%%

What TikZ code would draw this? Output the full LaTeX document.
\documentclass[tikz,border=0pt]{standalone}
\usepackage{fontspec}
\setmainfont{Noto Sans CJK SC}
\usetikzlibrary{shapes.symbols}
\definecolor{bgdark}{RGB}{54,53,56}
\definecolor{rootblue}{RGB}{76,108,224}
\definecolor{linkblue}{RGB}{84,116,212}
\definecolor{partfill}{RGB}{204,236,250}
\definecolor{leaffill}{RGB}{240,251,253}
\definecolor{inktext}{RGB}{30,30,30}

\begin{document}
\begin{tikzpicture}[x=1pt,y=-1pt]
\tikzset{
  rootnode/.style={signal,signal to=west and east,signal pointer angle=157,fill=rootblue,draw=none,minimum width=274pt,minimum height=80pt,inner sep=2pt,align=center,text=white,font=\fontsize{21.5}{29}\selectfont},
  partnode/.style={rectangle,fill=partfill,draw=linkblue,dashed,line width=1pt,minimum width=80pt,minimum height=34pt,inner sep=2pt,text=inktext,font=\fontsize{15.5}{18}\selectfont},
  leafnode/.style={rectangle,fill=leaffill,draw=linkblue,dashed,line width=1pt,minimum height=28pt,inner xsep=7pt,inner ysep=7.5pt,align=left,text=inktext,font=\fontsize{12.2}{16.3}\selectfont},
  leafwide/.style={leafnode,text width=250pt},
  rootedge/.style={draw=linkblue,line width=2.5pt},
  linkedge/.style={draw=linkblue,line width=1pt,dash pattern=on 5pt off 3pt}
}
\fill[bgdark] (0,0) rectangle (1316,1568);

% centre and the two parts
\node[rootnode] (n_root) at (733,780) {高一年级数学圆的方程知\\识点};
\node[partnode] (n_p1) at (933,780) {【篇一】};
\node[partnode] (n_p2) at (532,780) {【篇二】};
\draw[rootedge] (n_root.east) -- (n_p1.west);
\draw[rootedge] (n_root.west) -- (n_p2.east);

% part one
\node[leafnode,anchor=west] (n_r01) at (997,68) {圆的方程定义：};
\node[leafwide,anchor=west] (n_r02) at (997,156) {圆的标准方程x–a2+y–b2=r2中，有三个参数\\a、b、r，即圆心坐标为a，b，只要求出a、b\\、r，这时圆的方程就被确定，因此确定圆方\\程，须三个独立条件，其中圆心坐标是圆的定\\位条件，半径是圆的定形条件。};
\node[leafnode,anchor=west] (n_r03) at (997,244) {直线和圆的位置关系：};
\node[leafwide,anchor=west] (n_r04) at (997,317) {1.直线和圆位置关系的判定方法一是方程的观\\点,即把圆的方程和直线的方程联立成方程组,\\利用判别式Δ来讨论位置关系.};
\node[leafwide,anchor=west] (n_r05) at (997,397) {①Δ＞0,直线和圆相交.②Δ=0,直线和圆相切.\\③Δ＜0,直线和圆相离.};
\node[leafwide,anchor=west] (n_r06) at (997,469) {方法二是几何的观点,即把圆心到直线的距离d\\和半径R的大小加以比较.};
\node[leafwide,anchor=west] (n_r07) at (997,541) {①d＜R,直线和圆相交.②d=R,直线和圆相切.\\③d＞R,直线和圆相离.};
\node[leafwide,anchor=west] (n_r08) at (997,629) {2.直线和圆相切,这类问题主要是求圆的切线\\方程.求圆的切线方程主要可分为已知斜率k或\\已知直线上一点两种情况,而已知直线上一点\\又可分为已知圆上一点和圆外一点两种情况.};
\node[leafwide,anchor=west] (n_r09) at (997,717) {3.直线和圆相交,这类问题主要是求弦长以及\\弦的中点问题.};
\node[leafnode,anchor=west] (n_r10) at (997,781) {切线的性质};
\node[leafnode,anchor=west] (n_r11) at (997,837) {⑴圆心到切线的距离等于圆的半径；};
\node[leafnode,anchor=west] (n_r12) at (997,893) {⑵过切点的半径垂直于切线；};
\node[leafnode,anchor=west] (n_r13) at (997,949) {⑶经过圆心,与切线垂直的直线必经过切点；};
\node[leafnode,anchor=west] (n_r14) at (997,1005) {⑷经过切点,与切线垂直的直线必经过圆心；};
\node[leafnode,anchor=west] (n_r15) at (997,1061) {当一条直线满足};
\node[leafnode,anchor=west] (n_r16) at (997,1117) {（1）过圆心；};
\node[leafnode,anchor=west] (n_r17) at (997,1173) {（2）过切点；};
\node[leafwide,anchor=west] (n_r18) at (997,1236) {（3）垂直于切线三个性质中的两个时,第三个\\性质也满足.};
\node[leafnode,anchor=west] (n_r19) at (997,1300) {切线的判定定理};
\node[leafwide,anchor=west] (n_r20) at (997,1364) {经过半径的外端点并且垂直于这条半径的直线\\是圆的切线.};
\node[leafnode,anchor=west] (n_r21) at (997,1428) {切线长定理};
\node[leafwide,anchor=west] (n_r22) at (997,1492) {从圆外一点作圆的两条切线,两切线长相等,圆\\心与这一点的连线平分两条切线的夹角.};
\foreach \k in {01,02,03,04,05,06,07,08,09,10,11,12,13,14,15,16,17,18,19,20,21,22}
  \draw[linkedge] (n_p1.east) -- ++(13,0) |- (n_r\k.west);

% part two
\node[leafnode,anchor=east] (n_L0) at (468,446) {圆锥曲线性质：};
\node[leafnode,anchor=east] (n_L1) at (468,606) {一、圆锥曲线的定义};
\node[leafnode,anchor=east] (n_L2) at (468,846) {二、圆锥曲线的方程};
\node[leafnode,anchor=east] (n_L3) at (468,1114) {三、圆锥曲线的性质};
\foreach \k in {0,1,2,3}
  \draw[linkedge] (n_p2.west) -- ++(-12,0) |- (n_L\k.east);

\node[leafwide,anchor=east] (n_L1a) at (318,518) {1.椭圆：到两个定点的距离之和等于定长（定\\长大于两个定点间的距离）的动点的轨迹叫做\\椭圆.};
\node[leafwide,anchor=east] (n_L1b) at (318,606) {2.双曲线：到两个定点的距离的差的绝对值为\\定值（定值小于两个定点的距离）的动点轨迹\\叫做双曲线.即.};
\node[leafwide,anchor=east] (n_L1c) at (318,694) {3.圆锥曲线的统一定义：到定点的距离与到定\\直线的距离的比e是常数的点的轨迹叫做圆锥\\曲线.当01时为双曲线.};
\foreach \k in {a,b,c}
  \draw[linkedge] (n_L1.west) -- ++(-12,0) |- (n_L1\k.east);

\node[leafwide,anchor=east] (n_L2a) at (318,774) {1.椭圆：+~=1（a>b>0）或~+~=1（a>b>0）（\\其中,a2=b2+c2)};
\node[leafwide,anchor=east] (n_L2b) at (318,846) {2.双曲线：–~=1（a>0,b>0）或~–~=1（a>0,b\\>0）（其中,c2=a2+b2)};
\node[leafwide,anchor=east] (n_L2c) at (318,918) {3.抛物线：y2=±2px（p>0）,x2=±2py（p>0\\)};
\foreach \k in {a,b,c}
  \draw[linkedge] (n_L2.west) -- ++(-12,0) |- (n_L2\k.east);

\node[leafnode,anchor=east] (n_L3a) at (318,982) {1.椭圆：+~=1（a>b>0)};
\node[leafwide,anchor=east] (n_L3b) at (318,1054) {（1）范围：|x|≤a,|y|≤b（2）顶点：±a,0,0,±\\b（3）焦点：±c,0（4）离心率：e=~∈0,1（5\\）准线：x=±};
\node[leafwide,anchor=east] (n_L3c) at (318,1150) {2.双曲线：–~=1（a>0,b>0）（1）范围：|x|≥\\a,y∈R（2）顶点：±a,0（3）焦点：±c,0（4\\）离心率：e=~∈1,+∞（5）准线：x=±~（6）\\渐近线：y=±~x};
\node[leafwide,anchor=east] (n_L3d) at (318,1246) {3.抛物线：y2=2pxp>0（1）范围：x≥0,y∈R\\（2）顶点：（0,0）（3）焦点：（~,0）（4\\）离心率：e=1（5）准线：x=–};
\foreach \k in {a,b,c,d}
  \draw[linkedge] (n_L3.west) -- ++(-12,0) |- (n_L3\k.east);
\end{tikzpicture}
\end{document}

%%

Return exactly the opening lines of the listing above, ending with the line that has "(n_root.west) -- (n_p2.east);".

## [Solution below]
What TikZ code would draw this? Output the full LaTeX document.
\documentclass[tikz,border=0pt]{standalone}
\usepackage{fontspec}
\setmainfont{Noto Sans CJK SC}
\usetikzlibrary{shapes.symbols}
\definecolor{bgdark}{RGB}{54,53,56}
\definecolor{rootblue}{RGB}{76,108,224}
\definecolor{linkblue}{RGB}{84,116,212}
\definecolor{partfill}{RGB}{204,236,250}
\definecolor{leaffill}{RGB}{240,251,253}
\definecolor{inktext}{RGB}{30,30,30}

\begin{document}
\begin{tikzpicture}[x=1pt,y=-1pt]
\tikzset{
  rootnode/.style={signal,signal to=west and east,signal pointer angle=157,fill=rootblue,draw=none,minimum width=274pt,minimum height=80pt,inner sep=2pt,align=center,text=white,font=\fontsize{21.5}{29}\selectfont},
  partnode/.style={rectangle,fill=partfill,draw=linkblue,dashed,line width=1pt,minimum width=80pt,minimum height=34pt,inner sep=2pt,text=inktext,font=\fontsize{15.5}{18}\selectfont},
  leafnode/.style={rectangle,fill=leaffill,draw=linkblue,dashed,line width=1pt,minimum height=28pt,inner xsep=7pt,inner ysep=7.5pt,align=left,text=inktext,font=\fontsize{12.2}{16.3}\selectfont},
  leafwide/.style={leafnode,text width=250pt},
  rootedge/.style={draw=linkblue,line width=2.5pt},
  linkedge/.style={draw=linkblue,line width=1pt,dash pattern=on 5pt off 3pt}
}
\fill[bgdark] (0,0) rectangle (1316,1568);

% centre and the two parts
\node[rootnode] (n_root) at (733,780) {高一年级数学圆的方程知\\识点};
\node[partnode] (n_p1) at (933,780) {【篇一】};
\node[partnode] (n_p2) at (532,780) {【篇二】};
\draw[rootedge] (n_root.east) -- (n_p1.west);
\draw[rootedge] (n_root.west) -- (n_p2.east);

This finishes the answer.